We note Section 1402(a)(13) which basically excludes from self-employment tax “… the distributive share of any item of income or loss of a limited partner, as such, other than a guaranteed payment described in section 707(c) to that partner for services actually rendered to or on behalf of the partnership to the extent that those payments are established to be in the nature of remuneration for those services…”
The purported expansion of the scope of the 2.9 percent tax of Section 1402(b)(1) and the .9 percent tax of Section 1402(b)(2) is more specifically discussed as follows:
For taxpayers with more than $400,000 in adjusted gross income, “the definition of net investment tax would be amended to include gross income and gain from any trades or businesses that is not otherwise subject to employment taxes.” (p. 66).
Query whether “net investment tax” shouldn’t read “net investment income” and note the use of “gross income,” a term which generally suggests sales reduced only by the cost of sales (Regs. 1.61-3). Also note the very expansive language focusing on any trade or business not otherwise subject to employment taxes.

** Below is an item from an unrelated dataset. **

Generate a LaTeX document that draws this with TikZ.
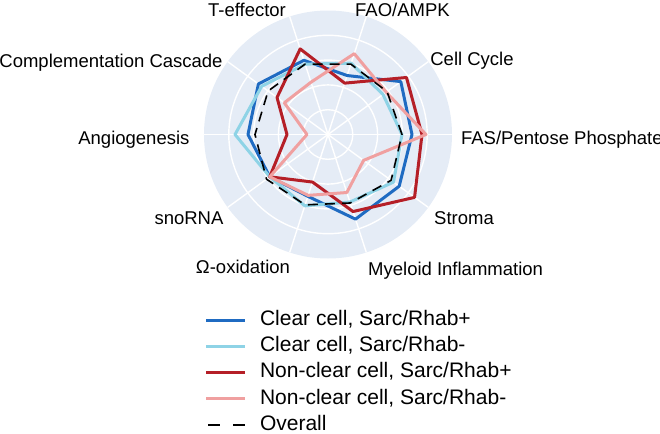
\documentclass[tikz,border=0pt]{standalone}
\usepackage{fontspec}
\setmainfont{Liberation Sans}
\usepackage{xcolor}
\usepackage{tikz}

\definecolor{polarbg}{HTML}{E5ECF6}
\definecolor{ccpos}{HTML}{1F6BC2}
\definecolor{ccneg}{HTML}{8ED3E6}
\definecolor{ncpos}{HTML}{B51F27}
\definecolor{ncneg}{HTML}{F0A0A0}

\begin{document}
\begin{tikzpicture}[x = 0.5pt, y = 0.5pt, line join = round,
  series/.style = {line width = 1.5pt},
  overall/.style = {black, line width = 0.8pt, dash pattern = on 5pt off 3.5pt},
  gridline/.style = {white, line width = 0.7pt},
  axislabel/.style = {font = \fontsize{9.25}{11}\selectfont, anchor = mid},
  legendtext/.style = {font = \fontsize{10.5}{12}\selectfont, anchor = mid west}]
\def\outerR{124}
\def\ringD{24.8}
\useasboundingbox (-328, -299.5) rectangle (332, 134.5);

% polar background
\fill [polarbg] (0, 0) circle (\outerR);
\foreach \r in {1, 2, 3, 4} \draw [gridline] (0, 0) circle (\r*\ringD);
\foreach \a in {0, 36, ..., 324} \draw [gridline] (0, 0) -- (\a:\outerR);

% series: FAS, cell cycle, FAO, T-eff, compl., angio, snoRNA, omega, myeloid, stroma
\draw [series, ccpos] plot coordinates {(0:84) (36:90) (72:62) (108:78) (144:86) (180:80) (216:72) (252:65) (288:89) (324:88)} -- cycle;
\draw [series, ccneg] plot coordinates {(0:74) (36:68) (72:75) (108:74) (144:82) (180:93) (216:72) (252:75) (288:71) (324:81)} -- cycle;
\draw [series, ncpos] plot coordinates {(0:94) (36:97) (72:54) (108:90) (144:63) (180:41) (216:72) (252:50) (288:81) (324:107)} -- cycle;
\draw [series, ncneg] plot coordinates {(0:98) (36:72) (72:85) (108:55) (144:54) (180:21) (216:72) (252:64) (288:61) (324:44)} -- cycle;
\draw [overall] plot coordinates {(0:74) (36:73) (72:74) (108:74) (144:74) (180:73) (216:76) (252:74) (288:72) (324:78)} -- cycle;

% axis labels
\node [axislabel] (teff) at (-81, 123.5) {T-effector};
\node [axislabel] (fao) at (74.5, 123.5) {FAO/AMPK};
\node [axislabel] (cellcyc) at (144, 74.5) {Cell Cycle};
\node [axislabel, anchor = mid west] (fas) at (126, -4.5) {FAS/Pentose Phosphate};
\node [axislabel] (stroma) at (136, -84.5) {Stroma};
\node [axislabel] (myeloid) at (127.6, -135.5) {Myeloid Inflammation};
\node [axislabel] (omega) at (-85, -133.5) {Ω-oxidation};
\node [axislabel] (snorna) at (-139, -84.5) {snoRNA};
\node [axislabel, anchor = mid east] (angio) at (-131.5, -4.5) {Angiogenesis};
\node [axislabel] (compl) at (-217, 72.5) {Complementation Cascade};

% legend
\foreach \col/\txt [count = \i] in {ccpos/{Clear cell, Sarc/Rhab+}, ccneg/{Clear cell, Sarc/Rhab-}, ncpos/{Non-clear cell, Sarc/Rhab+}, ncneg/{Non-clear cell, Sarc/Rhab-}}
{
  \node [legendtext] (leg\i) at (-75, -185.5 - 26.25*\i + 26.25) {\txt};
  \draw [series, \col] ([xshift = -4pt]leg\i.mid west) -- ++(-39, 0);
}
\node [legendtext] (leg5) at (-75, -290.5) {Overall};
\draw [black, line width = 0.8pt, dash pattern = on 6pt off 6.5pt] ([xshift = -4pt]leg5.mid west) -- ++(-39, 0);
\end{tikzpicture}
\end{document}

The following shifts to a scope of “SECA” which seems to include the 12.4 percent and the 2.9 percent tax and the .9 percent tax (The White Paper refers to “SECA” as including the 12.4 percent tax. See its beginning discussion of “Current Law,” p. 65). So, we don’t think the topic is limited to expanding the scope of only the 2.9 percent and .9 percent taxes. S corporation proposals are specifically discussed as follows:
“…. S corporation owners who materially participate in the trade or business would be subject to SECA taxes on their distributive shares of the business’s income to the extent that this income exceeds certain threshold amounts. The exemptions from SECA tax provided under current law for certain types of S corporation income (e.g., rents, dividends, and capital gains) would continue to apply to these types of income.”

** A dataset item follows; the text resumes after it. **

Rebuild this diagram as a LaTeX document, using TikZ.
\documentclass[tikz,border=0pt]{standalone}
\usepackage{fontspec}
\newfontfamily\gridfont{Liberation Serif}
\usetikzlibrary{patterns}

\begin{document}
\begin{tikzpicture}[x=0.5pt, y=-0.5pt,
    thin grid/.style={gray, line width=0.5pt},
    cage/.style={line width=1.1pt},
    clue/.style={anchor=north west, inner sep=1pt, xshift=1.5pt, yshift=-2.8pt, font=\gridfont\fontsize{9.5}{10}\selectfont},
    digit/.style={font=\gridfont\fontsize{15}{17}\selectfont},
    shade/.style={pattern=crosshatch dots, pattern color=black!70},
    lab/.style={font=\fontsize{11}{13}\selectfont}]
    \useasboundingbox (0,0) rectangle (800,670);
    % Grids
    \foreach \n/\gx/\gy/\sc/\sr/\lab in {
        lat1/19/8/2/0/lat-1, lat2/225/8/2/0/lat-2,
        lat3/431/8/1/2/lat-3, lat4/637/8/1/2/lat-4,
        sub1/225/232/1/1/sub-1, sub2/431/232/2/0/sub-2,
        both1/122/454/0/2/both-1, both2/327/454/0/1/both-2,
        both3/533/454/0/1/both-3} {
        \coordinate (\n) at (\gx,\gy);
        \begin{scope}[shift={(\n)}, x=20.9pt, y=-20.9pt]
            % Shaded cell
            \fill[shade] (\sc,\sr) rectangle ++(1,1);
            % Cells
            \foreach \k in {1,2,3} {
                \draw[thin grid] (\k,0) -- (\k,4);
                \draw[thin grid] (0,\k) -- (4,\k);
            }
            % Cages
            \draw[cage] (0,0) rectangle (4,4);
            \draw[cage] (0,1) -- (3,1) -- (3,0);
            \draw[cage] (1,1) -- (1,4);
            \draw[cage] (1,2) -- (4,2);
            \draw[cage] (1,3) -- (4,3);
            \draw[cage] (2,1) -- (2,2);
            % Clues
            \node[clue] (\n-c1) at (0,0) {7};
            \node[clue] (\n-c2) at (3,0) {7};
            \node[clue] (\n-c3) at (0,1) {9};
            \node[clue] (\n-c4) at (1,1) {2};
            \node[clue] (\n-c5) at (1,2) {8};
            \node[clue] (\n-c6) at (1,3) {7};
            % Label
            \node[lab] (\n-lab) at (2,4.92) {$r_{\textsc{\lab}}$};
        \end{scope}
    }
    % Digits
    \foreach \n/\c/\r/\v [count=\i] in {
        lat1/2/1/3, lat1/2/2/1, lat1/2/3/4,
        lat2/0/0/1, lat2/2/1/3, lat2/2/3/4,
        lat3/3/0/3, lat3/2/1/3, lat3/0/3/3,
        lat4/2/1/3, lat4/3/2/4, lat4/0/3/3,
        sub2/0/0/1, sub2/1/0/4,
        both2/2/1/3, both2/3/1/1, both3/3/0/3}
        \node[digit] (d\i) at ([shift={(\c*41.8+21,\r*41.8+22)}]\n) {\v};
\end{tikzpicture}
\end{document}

In terms of general principles encompassing partnerships and S corporations, the Green Book basically goes on to sum ordinary business income from S corporations assuming material participation and ordinary business income from limited partnership interests and LLCs classified as partnerships assuming material participation. This is termed “potential SECA income.” The text continues as follows:
“Beginning in 2022, the additional income that would be subject to SECA tax would be the lesser of (i) the potential SECA income, and (ii) the excess over $400,000 of the sum of the potential SECA income, wage income subject to FICA under current law, and 92.35 percent of self-employment income subject to SECA tax under current law. The $400,000 threshold amount would not be indexed for inflation.”
The concept in our quote would seem to focus on the lesser of (i) or (ii) despite the “and” linking the clauses.The discussion goes on to basically close with a proposed effective date for years beginning after December 31, 2021.

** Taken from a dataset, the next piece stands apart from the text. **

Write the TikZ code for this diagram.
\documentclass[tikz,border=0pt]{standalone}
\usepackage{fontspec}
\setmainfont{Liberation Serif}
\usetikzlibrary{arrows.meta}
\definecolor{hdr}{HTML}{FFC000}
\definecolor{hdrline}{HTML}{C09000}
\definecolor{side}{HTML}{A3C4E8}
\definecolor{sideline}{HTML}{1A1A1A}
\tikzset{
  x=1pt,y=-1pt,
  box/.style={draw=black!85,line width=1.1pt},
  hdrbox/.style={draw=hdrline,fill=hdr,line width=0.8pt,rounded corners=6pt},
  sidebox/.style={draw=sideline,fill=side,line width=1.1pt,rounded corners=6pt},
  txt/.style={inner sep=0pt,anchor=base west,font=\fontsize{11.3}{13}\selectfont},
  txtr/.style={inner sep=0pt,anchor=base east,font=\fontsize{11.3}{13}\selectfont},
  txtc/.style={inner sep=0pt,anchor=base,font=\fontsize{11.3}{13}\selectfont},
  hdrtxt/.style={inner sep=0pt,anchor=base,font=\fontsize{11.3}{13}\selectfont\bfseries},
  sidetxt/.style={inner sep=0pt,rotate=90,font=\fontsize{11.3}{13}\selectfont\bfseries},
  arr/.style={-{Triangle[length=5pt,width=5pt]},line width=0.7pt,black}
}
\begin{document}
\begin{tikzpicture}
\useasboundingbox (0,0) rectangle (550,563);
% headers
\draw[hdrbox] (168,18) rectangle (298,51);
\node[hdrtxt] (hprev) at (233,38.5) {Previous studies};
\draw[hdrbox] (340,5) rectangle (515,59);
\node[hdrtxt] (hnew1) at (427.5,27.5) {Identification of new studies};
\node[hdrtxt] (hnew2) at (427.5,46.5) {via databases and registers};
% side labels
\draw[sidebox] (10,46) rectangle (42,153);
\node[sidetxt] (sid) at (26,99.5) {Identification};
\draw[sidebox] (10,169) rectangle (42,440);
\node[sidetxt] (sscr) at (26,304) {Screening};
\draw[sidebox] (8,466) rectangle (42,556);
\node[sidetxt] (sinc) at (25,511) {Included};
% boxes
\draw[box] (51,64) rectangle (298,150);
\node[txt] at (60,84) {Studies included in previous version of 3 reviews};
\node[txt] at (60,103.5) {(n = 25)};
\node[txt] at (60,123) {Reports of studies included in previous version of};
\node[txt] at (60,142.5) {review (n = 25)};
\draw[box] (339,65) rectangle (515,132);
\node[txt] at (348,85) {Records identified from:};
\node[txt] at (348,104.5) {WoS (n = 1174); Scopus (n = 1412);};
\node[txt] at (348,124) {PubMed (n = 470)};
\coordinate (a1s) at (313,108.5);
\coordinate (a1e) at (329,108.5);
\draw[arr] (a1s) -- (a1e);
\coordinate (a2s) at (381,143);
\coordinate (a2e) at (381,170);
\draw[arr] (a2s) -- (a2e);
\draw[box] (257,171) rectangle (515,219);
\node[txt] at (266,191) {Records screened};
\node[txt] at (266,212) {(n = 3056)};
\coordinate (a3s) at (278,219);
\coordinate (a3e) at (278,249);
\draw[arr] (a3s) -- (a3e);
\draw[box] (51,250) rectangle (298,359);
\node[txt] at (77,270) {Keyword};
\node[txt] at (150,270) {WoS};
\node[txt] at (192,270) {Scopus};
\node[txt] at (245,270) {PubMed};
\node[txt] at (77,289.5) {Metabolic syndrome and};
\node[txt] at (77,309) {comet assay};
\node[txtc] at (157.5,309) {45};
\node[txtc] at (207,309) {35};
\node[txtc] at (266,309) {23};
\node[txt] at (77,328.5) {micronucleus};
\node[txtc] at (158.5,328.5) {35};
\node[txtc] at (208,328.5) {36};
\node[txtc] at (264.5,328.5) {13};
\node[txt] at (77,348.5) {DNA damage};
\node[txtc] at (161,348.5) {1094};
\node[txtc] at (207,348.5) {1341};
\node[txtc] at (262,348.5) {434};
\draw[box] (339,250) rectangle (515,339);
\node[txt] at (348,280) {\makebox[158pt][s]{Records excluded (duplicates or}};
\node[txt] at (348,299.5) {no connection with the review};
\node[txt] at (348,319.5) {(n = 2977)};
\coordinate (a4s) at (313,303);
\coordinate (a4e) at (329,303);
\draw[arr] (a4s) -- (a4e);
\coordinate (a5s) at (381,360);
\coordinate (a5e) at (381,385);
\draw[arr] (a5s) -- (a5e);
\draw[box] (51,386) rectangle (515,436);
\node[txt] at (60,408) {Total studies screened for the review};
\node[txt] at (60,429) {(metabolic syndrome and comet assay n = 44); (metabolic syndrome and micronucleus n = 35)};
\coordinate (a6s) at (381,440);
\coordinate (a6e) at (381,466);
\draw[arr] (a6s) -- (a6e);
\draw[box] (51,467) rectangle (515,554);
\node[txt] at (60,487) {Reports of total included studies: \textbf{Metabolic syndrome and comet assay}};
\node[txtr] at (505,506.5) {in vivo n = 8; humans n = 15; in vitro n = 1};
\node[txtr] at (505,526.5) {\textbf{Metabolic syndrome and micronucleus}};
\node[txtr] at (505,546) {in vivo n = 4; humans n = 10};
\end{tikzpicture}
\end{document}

It’s next-to-last paragraph focuses on the very important concept of “material participation.”
“Material participation standards would apply to individuals who participate in a business in which they have a direct or indirect ownership interest. Taxpayers are usually considered to materially participate in a business if they are involved in it in a regular, continuous, and substantial way. Often this means they work for the business for at least 500 hours per year. The statutory exception to SECA tax for limited partners would not exempt a limited partner from SECA tax if the limited partner otherwise materially participated.” (p. 67).
In Closing
The taxpayer’s time records here would apparently be to prove a lack of hours worked, rather than their usual role of proving hours worked. In general, there would seem to be quite a few taxpayers that could be affected by significant tax increases. The C corporation structure could also be reconsidered in this context.